En bloquant pratiquement tout projet de développement par la multiplication d'obstacles administratifs, la Convention des Alpes aura, pour de nombreuses régions, des effets particulièrement pervers. Le risque de sous-exploitation y sera aussi réel que celui de surexploitation. Et elle perpétuera la cassure entre les régions développées et celles qui sont actuellement défavorisées, en empêchant ces dernières de combler leur retard.
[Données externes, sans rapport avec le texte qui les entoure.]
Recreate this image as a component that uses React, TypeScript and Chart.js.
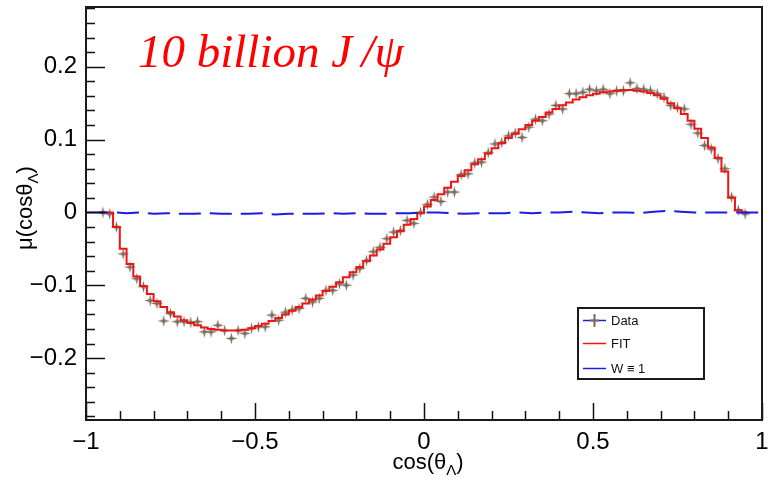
import React, { useEffect, useRef } from "react";
import { Chart, registerables } from "chart.js";

Chart.register(...registerables);

// Histogram binning: 96 bins of width 0.02 from -0.96 to 0.96
const binLow = -0.96;
const binWidth = 0.02;

// Data points (bin centres -0.95 ... 0.95)
const dataValues = [
  0.000, -0.002, -0.020, -0.057, -0.075, -0.091, -0.102, -0.121, -0.125, -0.149,
  -0.139, -0.150, -0.150, -0.151, -0.150, -0.164, -0.164, -0.155, -0.162, -0.173,
  -0.162, -0.166, -0.159, -0.157, -0.157, -0.141, -0.148, -0.137, -0.134, -0.132,
  -0.118, -0.123, -0.118, -0.107, -0.107, -0.098, -0.100, -0.086, -0.077, -0.066,
  -0.054, -0.048, -0.036, -0.027, -0.025, -0.011, -0.015, 0.000,
  0.011, 0.021, 0.015, 0.028, 0.028, 0.052, 0.053, 0.068, 0.069, 0.082,
  0.094, 0.096, 0.105, 0.109, 0.103, 0.117, 0.128, 0.126, 0.135, 0.147,
  0.142, 0.163, 0.163, 0.165, 0.169, 0.167, 0.169, 0.163, 0.167, 0.167,
  0.178, 0.170, 0.169, 0.167, 0.163, 0.158, 0.147, 0.144, 0.142, 0.121,
  0.109, 0.092, 0.087, 0.074, 0.060, 0.021, 0.003, -0.002,
];

// Fit histogram (same bins)
const fitValues = [
  0.000, 0.000, -0.020, -0.050, -0.071, -0.088, -0.101, -0.112, -0.122, -0.130,
  -0.137, -0.143, -0.148, -0.152, -0.155, -0.158, -0.160, -0.161, -0.162, -0.162,
  -0.162, -0.161, -0.159, -0.156, -0.153, -0.149, -0.145, -0.140, -0.135, -0.130,
  -0.125, -0.120, -0.114, -0.108, -0.102, -0.096, -0.089, -0.082, -0.075, -0.067,
  -0.059, -0.051, -0.043, -0.034, -0.026, -0.017, -0.009, -0.001,
  0.008, 0.017, 0.025, 0.034, 0.042, 0.050, 0.058, 0.066, 0.073, 0.081,
  0.088, 0.095, 0.102, 0.108, 0.114, 0.120, 0.126, 0.131, 0.137, 0.142,
  0.147, 0.151, 0.155, 0.158, 0.161, 0.163, 0.165, 0.166, 0.167, 0.168,
  0.168, 0.167, 0.166, 0.164, 0.161, 0.156, 0.150, 0.143, 0.135, 0.126,
  0.115, 0.102, 0.089, 0.075, 0.056, 0.020, 0.003, 0.000,
];

// W = 1 curve
const wX = [
  -1.0, -0.96, -0.92, -0.88, -0.84, -0.8, -0.76, -0.72, -0.68, -0.64, -0.6, -0.56, -0.52,
  -0.48, -0.44, -0.4, -0.36, -0.32, -0.28, -0.24, -0.2, -0.16, -0.12, -0.08, -0.04, 0.0,
  0.04, 0.08, 0.12, 0.16, 0.2, 0.24, 0.28, 0.32, 0.36, 0.4, 0.44, 0.48, 0.52, 0.56, 0.6,
  0.64, 0.68, 0.72, 0.76, 0.8, 0.84, 0.88, 0.92, 0.96, 1.0,
];
const wValues = [
  0.000, 0.000, 0.000, -0.001, 0.000, -0.002, -0.001, -0.002, -0.002, -0.001, -0.002, -0.002, -0.002,
  -0.001, -0.003, -0.002, -0.002, -0.002, -0.001, -0.002, -0.001, -0.002, -0.002, -0.001, -0.001, 0.000,
  0.000, -0.001, -0.002, -0.001, -0.001, -0.001, 0.000, -0.001, 0.000, 0.000, 0.001, 0.000, -0.001, 0.000, 0.000,
  -0.001, 0.001, 0.002, 0.001, 0.000, 0.000, 0.000, 0.000, 0.000, 0.000,
];

const xTickValues = [-1, -0.5, 0, 0.5, 1];
const yTickValues = [-0.2, -0.1, 0, 0.1, 0.2];
const xMin = -1, xMax = 1;
const yMin = -0.285, yMax = 0.282;

const legendLabels = ["Data", "FIT", "W \u2261 1"];
const annotationText = "10 billion J\u2009/\u03c8";

const BLUE = "#1c1ce0";
const RED = "#ee1515";
const MARKER = "#7a6a5c";
const SANS = "'Liberation Sans', Arial, sans-serif";

function fmt(v: number): string {
  if (Math.abs(v) < 1e-9) return "0";
  return v < 0 ? "\u2212" + String(Math.abs(v)) : String(v);
}

function makeStar(): HTMLCanvasElement {
  const c = document.createElement("canvas");
  c.width = 13;
  c.height = 13;
  const g = c.getContext("2d")!;
  const cx = 6.5, cy = 6.5, r = 6, ri = 1.6;
  g.fillStyle = MARKER;
  g.beginPath();
  for (let k = 0; k < 8; k++) {
    const ang = (k * Math.PI) / 4 - Math.PI / 2;
    const rr = k % 2 === 0 ? r : ri;
    const px = cx + rr * Math.cos(ang);
    const py = cy + rr * Math.sin(ang);
    if (k === 0) g.moveTo(px, py);
    else g.lineTo(px, py);
  }
  g.closePath();
  g.fill();
  return c;
}

const decor = {
  id: "decor",
  afterDraw(chart: any) {
    const ctx = chart.ctx as CanvasRenderingContext2D;
    const a = chart.chartArea;
    const xs = chart.scales.x;
    const ys = chart.scales.y;
    ctx.save();
    ctx.strokeStyle = "#111";
    ctx.lineWidth = 1.5;
    // y ticks (inside)
    for (let i = -14; i <= 14; i++) {
      const v = i * 0.02;
      if (v < yMin || v > yMax) continue;
      const major = i % 5 === 0;
      const py = Math.round(ys.getPixelForValue(v)) + 0.5;
      ctx.beginPath();
      ctx.moveTo(a.left, py);
      ctx.lineTo(a.left + (major ? 19 : 9), py);
      ctx.stroke();
    }
    // x ticks (inside)
    for (let i = -10; i <= 10; i++) {
      const v = i * 0.1;
      const major = i % 5 === 0;
      const px = Math.round(xs.getPixelForValue(v)) + 0.5;
      ctx.beginPath();
      ctx.moveTo(px, a.bottom);
      ctx.lineTo(px, a.bottom - (major ? 17 : 9));
      ctx.stroke();
    }
    // frame
    ctx.lineWidth = 2;
    ctx.strokeStyle = "#1a1a1a";
    ctx.strokeRect(a.left, a.top, a.right - a.left, a.bottom - a.top);

    // x title
    ctx.fillStyle = "#000";
    ctx.textBaseline = "alphabetic";
    ctx.font = `22px ${SANS}`;
    const t1 = "cos(\u03b8";
    const sub = "\u039b";
    const t2 = ")";
    const w1 = ctx.measureText(t1).width;
    ctx.font = `15px ${SANS}`;
    const ws = ctx.measureText(sub).width;
    ctx.font = `22px ${SANS}`;
    const w2 = ctx.measureText(t2).width;
    const x0 = 428 - (w1 + ws + w2) / 2;
    const by = 469;
    ctx.fillText(t1, x0, by);
    ctx.font = `15px ${SANS}`;
    ctx.fillText(sub, x0 + w1, by + 6);
    ctx.font = `22px ${SANS}`;
    ctx.fillText(t2, x0 + w1 + ws, by);

    // y title
    ctx.save();
    ctx.translate(32, 208);
    ctx.rotate(-Math.PI / 2);
    const u1 = "\u03bc(cos\u03b8";
    ctx.font = `22px ${SANS}`;
    const uw1 = ctx.measureText(u1).width;
    ctx.font = `15px ${SANS}`;
    const uws = ctx.measureText(sub).width;
    ctx.font = `22px ${SANS}`;
    const uw2 = ctx.measureText(")").width;
    const ux = -(uw1 + uws + uw2) / 2;
    ctx.fillText(u1, ux, 0);
    ctx.font = `15px ${SANS}`;
    ctx.fillText(sub, ux + uw1, 6);
    ctx.font = `22px ${SANS}`;
    ctx.fillText(")", ux + uw1 + uws, 0);
    ctx.restore();

    // annotation
    ctx.fillStyle = "#ff0000";
    ctx.font = `italic 47px 'Liberation Serif', 'Times New Roman', serif`;
    ctx.fillText(annotationText, 138, 67);

    // legend
    const lx = 578, ly = 308, lw = 126, lh = 71;
    ctx.fillStyle = "#fff";
    ctx.fillRect(lx, ly, lw, lh);
    ctx.lineWidth = 2;
    ctx.strokeStyle = "#1a1a1a";
    ctx.strokeRect(lx, ly, lw, lh);
    const rows = [320, 343, 368];
    const colors = [BLUE, RED, BLUE];
    ctx.font = `13px ${SANS}`;
    ctx.textBaseline = "middle";
    rows.forEach((ry, i) => {
      ctx.strokeStyle = colors[i];
      ctx.lineWidth = 1.5;
      ctx.beginPath();
      ctx.moveTo(583, ry + 0.5);
      ctx.lineTo(606, ry + 0.5);
      ctx.stroke();
      if (i === 0) {
        ctx.strokeStyle = MARKER;
        ctx.lineWidth = 2;
        ctx.beginPath();
        ctx.moveTo(594.5, ry - 6);
        ctx.lineTo(594.5, ry + 7);
        ctx.moveTo(590, ry + 0.5);
        ctx.lineTo(599, ry + 0.5);
        ctx.stroke();
      }
      ctx.fillStyle = "#111";
      ctx.fillText(legendLabels[i], 611, ry + 1);
    });
    ctx.restore();
  },
};

export default function App() {
  const ref = useRef<HTMLCanvasElement | null>(null);
  useEffect(() => {
    document.body.style.margin = "0";
    const canvas = ref.current;
    if (!canvas) return;

    const dataPts = dataValues.map((y, i) => ({ x: binLow + (i + 0.5) * binWidth, y }));
    const fitPts = fitValues.map((y, i) => ({ x: binLow + i * binWidth, y }));
    fitPts.push({ x: binLow + fitValues.length * binWidth, y: fitValues[fitValues.length - 1] });
    const wPts = wValues.map((y, i) => ({ x: wX[i], y }));
    const star = makeStar();

    const chart = new Chart(canvas, {
      type: "line",
      data: {
        datasets: [
          {
            label: "W \u2261 1",
            data: wPts,
            borderColor: BLUE,
            borderWidth: 2,
            borderDash: [22, 9],
            pointRadius: 0,
            fill: false,
            tension: 0,
            order: 0,
          },
          {
            label: "FIT",
            data: fitPts,
            borderColor: RED,
            borderWidth: 2,
            stepped: true,
            pointRadius: 0,
            fill: false,
            order: 1,
          },
          {
            label: "Data",
            data: dataPts,
            showLine: false,
            pointStyle: star as any,
            pointRadius: 6,
            order: 2,
          },
        ],
      },
      options: {
        responsive: false,
        animation: false,
        devicePixelRatio: 1,
        layout: { padding: { top: 6, right: 3, left: 0, bottom: 0 } },
        plugins: { legend: { display: false }, tooltip: { enabled: false } },
        scales: {
          x: {
            type: "linear",
            min: xMin,
            max: xMax,
            afterBuildTicks: (s: any) => {
              s.ticks = xTickValues.map((v) => ({ value: v }));
            },
            afterFit: (s: any) => {
              s.height = 70;
              s.paddingLeft = 0;
              s.paddingRight = 0;
            },
            ticks: {
              callback: (v: any) => fmt(Number(v)),
              font: { size: 24, family: SANS },
              color: "#000",
              padding: 8,
              maxRotation: 0,
              autoSkip: false,
            },
            grid: { display: false, drawTicks: false },
            border: { display: false },
          },
          y: {
            type: "linear",
            min: yMin,
            max: yMax,
            afterBuildTicks: (s: any) => {
              s.ticks = yTickValues.map((v) => ({ value: v }));
            },
            afterFit: (s: any) => {
              s.width = 86;
              s.paddingTop = 0;
              s.paddingBottom = 0;
            },
            ticks: {
              callback: (v: any) => fmt(Number(v)),
              font: { size: 24, family: SANS },
              color: "#000",
              padding: 9,
              autoSkip: false,
            },
            grid: { display: false, drawTicks: false },
            border: { display: false },
          },
        },
      },
      plugins: [decor],
    });
    return () => chart.destroy();
  }, []);

  return (
    <div style={{ width: 769, height: 490, background: "#fff" }}>
      <canvas ref={ref} width={769} height={490} style={{ display: "block" }} />
    </div>
  );
}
Mais c'est surtout sur le plan institutionnel que la Convention présente les risques de dérapage les plus sérieux. En soumettant l'avenir de la plus grande partie de son territoire à un carcan économique et législatif supranational, la Suisse portera gravement atteinte à sa propre substance et au principe de l'Etat de droit.

Eclairage
Demain les rivières
L'Union européenne a signé la Convention. Une signature qui lui confère un droit de regard sur la mise en œuvre des protocoles d'application. Bruxelles s'est avisée depuis quelques années déjà que les Alpes constituaient un espace stratégique et économique de toute première importance dans la perspective du démantèlement progressif des entités nationales. Et d'accorder une attention particulière aux ressources en eau.

Celles-ci seraient trop précieuses pour être laissées en main des seuls pays qu'elles irriguent. La Commission européenne est en train de planche sur la suppression du "droit du sol" en matière d'eau potable, désormais considérée comme un bien communautaire. A cet effet, Bruxelles envisage pour l'an 2000 la création d'une autorité de tutelle des grands fleuves qui contrôlera la gestion des bassins versants. Les pays alpins, qui abritent la majorité des sources, perdront ainsi la souveraineté sur leurs rivières.

Le moment venu, la Suisse sera, aimablement mais fermement, invitée à remettre ses livres de compte hydraulique à Bruxelles. Et il se trouvera sans doute des gens, à Berne et ailleurs, pour nous convaincre de la nécessité d'accéder à cette demande: il ne faut perdre aucune occasion de montrer comme nous sommes gentils.